Marquis Name on the Marquee

Luke (the Blue-Eyed Boy) and Sparky Marquis
Mollydooker Wines are almost as big as their creator's personality. And if you've ever met the ridiculously aptly named Sparky Marquis, you realize what that means for what you're swirling in your glass (is it swirling itself, it's so brawny?). He's the kind of man who can perform--and it really is a bit--what could easily be a three hour wine tasting/presentation in 45 minutes, while dropping in jokes like, "We make nine reds and one white--we think that's the right ratio," and, "Growing a grapevine is like growing a weed; I, uh, have to be careful about saying that in California,"  and, "I get asked how long should you age our wines, and I say, 'How long does it take you open to them?' That's even faster now that we're all screw cap."

Marquis did his well oiled schtick for the Central Coast Wine Classic this past Sunday and it was a tasty hoot. Anybody following Australian imports the past couple of decades should know Marquis, as he came to fame as part of Marquis Phillips, where he made wines like the 9 Shiraz that Robert Parker threw a thesaurus at: "flamboyant, opaque purple-colored, full-bodied effort revealing notes of espresso roast, chocolate, smoked meats, and toasty American oak. Fleshy, full-throttle, pure, and intensely concentrated...." But then Sparky and Sarah Marquis and Dan Phillips of Grateful Palate had a falling out (ah, business), and now Marquis is all about Mollydooker, the Aussie term for left-handers (he is, his wife is, his daughter is, 50% of their original workers were)(author's note: I am also left-handed, and do believe we are superior).

If you ever wondered what someone meant when they called a wine a fruit bomb, just grab a Mollydooker and guzzle. Marquis has a patented watering program that would never work in California--you need, uh, lots of water--that allows him to keep the vines bipping and bopping right at the point of survival, in a way engineering something similar to what people can get from old vines (almost always hailed as the vines that make the best wines). I'm sure it's more technical than that but: 1) he didn't have much time for details and, 2) I'm not a scientist, and haven't even ever played one on TV. (I did once play Tor Johnson in a short film, though.)

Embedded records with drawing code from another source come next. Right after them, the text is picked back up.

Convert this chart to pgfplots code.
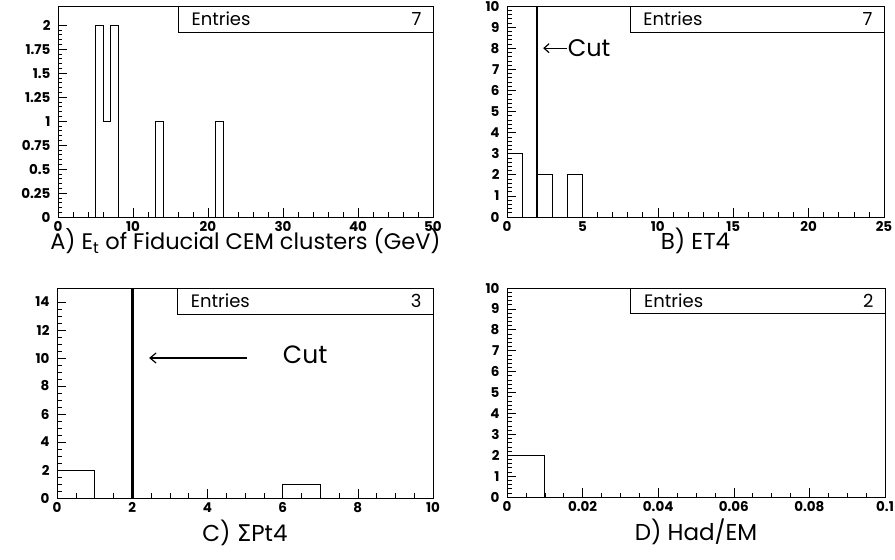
\documentclass[border=0pt]{standalone}
\usepackage{fontspec}
\setmainfont{Poppins}
\newfontfamily\greekfont{DejaVu Sans}
\usepackage{pgfplots}
\pgfplotsset{compat=1.18}
\usetikzlibrary{arrows.meta}
\pgfplotsset{
  hist/.style={black, line width=0.7pt, const plot, mark=none},
  hbook/.style={
  scale only axis, anchor=south west, clip=false,
  axis line style={line width=0.6pt},
  tick align=inside, xtick pos=lower, ytick pos=left,
  major tick length=9pt, minor tick length=4.5pt,
  tick style={black, line width=0.6pt},
  /pgf/number format/assume math mode=true,
  xticklabel={\pgfmathprintnumber{\tick}},
  yticklabel={\pgfmathprintnumber{\tick}},
  xticklabel style={font=\fontsize{13.5}{13.5}\selectfont\bfseries, yshift=-1pt},
  yticklabel style={font=\fontsize{13.5}{13.5}\selectfont\bfseries, xshift=-4pt},
  scaled ticks=false,
  xlabel style={font=\fontsize{23}{26}\selectfont, at={(axis description cs:0.5,0)}, anchor=center},
}}
\newcommand{\entries}[2]{%
  \draw[line width=0.6pt] (rel axis cs:#1,1) |- (rel axis cs:1,0.877);
  \node[anchor=west, font=\fontsize{18}{18}\selectfont] at (rel axis cs:#1,0.938) {\hspace*{10pt}Entries};
  \node[anchor=east, font=\fontsize{18}{18}\selectfont] at (rel axis cs:1,0.938) {#2\hspace*{8pt}};
}
\begin{document}
\begin{tikzpicture}
\useasboundingbox (0,0) rectangle (895pt,560pt);
% Panel A
\begin{axis}[hbook, at={(58pt,343pt)}, width=375pt, height=211pt,
  xmin=0, xmax=50, ymin=0, ymax=2.2,
  xtick={0,10,20,30,40,50}, minor x tick num=4,
  ytick={0,0.25,0.5,0.75,1,1.25,1.5,1.75,2},
  yticklabels={0,0.25,0.5,0.75,1,1.25,1.5,1.75,2}, minor y tick num=4,
  xlabel={A) E\textsubscript{t} of Fiducial CEM clusters (GeV)},
  xlabel style={yshift=-24pt, font=\fontsize{22.5}{26}\selectfont}]
\addplot[hist] coordinates {(5,0) (5,2) (6,1) (7,2) (8,0) (13,0) (13,1) (14,0) (21,0) (21,1) (22,0) (50,0)};
\entries{0.32}{7}
\end{axis}
% Panel B
\begin{axis}[hbook, at={(507pt,343pt)}, width=377pt, height=211pt,
  xmin=0, xmax=25, ymin=0, ymax=10,
  xtick={0,5,10,15,20,25}, minor x tick num=4,
  ytick={0,1,...,10}, minor y tick num=4,
  xlabel={B) ET4}, xlabel style={yshift=-24pt}]
\addplot[hist] coordinates {(0,0) (0,3) (1,0) (2,2) (3,0) (4,2) (5,0) (25,0)};
\addplot[black, mark=none, line width=2.6pt] coordinates {(2,0) (2,10)};
\draw[line width=1.2pt, -{Straight Barb[length=5pt,width=9pt]}] (axis cs:3.95,8) -- (axis cs:2.4,8);
\node[anchor=west, font=\fontsize{24}{24}\selectfont, inner sep=1pt] at (axis cs:3.95,8) {Cut};
\entries{0.326}{7}
\end{axis}
% Panel C
\begin{axis}[hbook, at={(57pt,62pt)}, width=376pt, height=210pt,
  xmin=0, xmax=10, ymin=0, ymax=15,
  xtick={0,2,...,10}, minor x tick num=3,
  ytick={0,2,...,14}, minor y tick num=3,
  xlabel={C) {\greekfont Σ}Pt4}, xlabel style={yshift=-35pt}]
\addplot[hist] coordinates {(0,0) (0,2) (1,0) (6,0) (6,1) (7,0) (10,0)};
\addplot[black, mark=none, line width=2.6pt] coordinates {(2,0) (2,15)};
\draw[line width=1.2pt, -{Straight Barb[length=6pt,width=10pt]}] (axis cs:5.05,10) -- (axis cs:2.45,10);
\node[font=\fontsize{25}{25}\selectfont] at (axis cs:6.6,10.2) {Cut};
\entries{0.32}{3}
\end{axis}
% Panel D
\begin{axis}[hbook, at={(507pt,63pt)}, width=378pt, height=209pt,
  xmin=0, xmax=0.1, ymin=0, ymax=10,
  xtick={0,0.02,0.04,0.06,0.08,0.1},
  xticklabels={0,0.02,0.04,0.06,0.08,0.1}, minor x tick num=3,
  ytick={0,1,...,10}, minor y tick num=4,
  xlabel={D) Had/EM}, xlabel style={yshift=-35pt}]
\addplot[hist] coordinates {(0,0) (0,2) (0.01,0) (0.1,0)};
\entries{0.327}{2}
\end{axis}
\end{tikzpicture}
\end{document}
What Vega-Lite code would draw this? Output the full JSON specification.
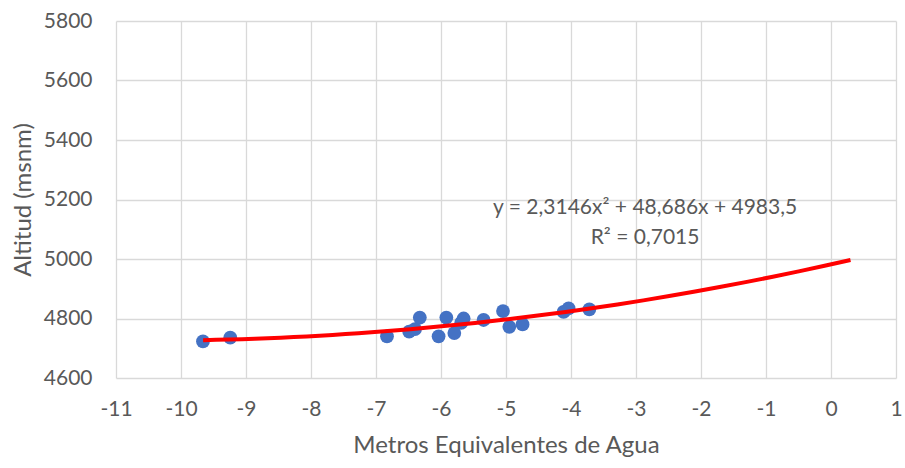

That makes the wines, of course, delectable. Somehow they are balanced, even with alcohol levels approaching your favorite port at times. Marquis pushes an idea of "fruit weight"--that is, how far back on your tongue you feel the fruit. The better their wine, the more your tongue gets lost in the bramble patch of berries. It's a clever way to explain things, and it's more than a clever way to sell wines like Mollydooker. Plus, they market so well--clever, attractive labels, the works. You just have to give a big tip of your screw cap to people having so much fun making something that is so much fun in such a fun way. Try the Boxer for a start, and see if you want to climb the luscious ladder from there.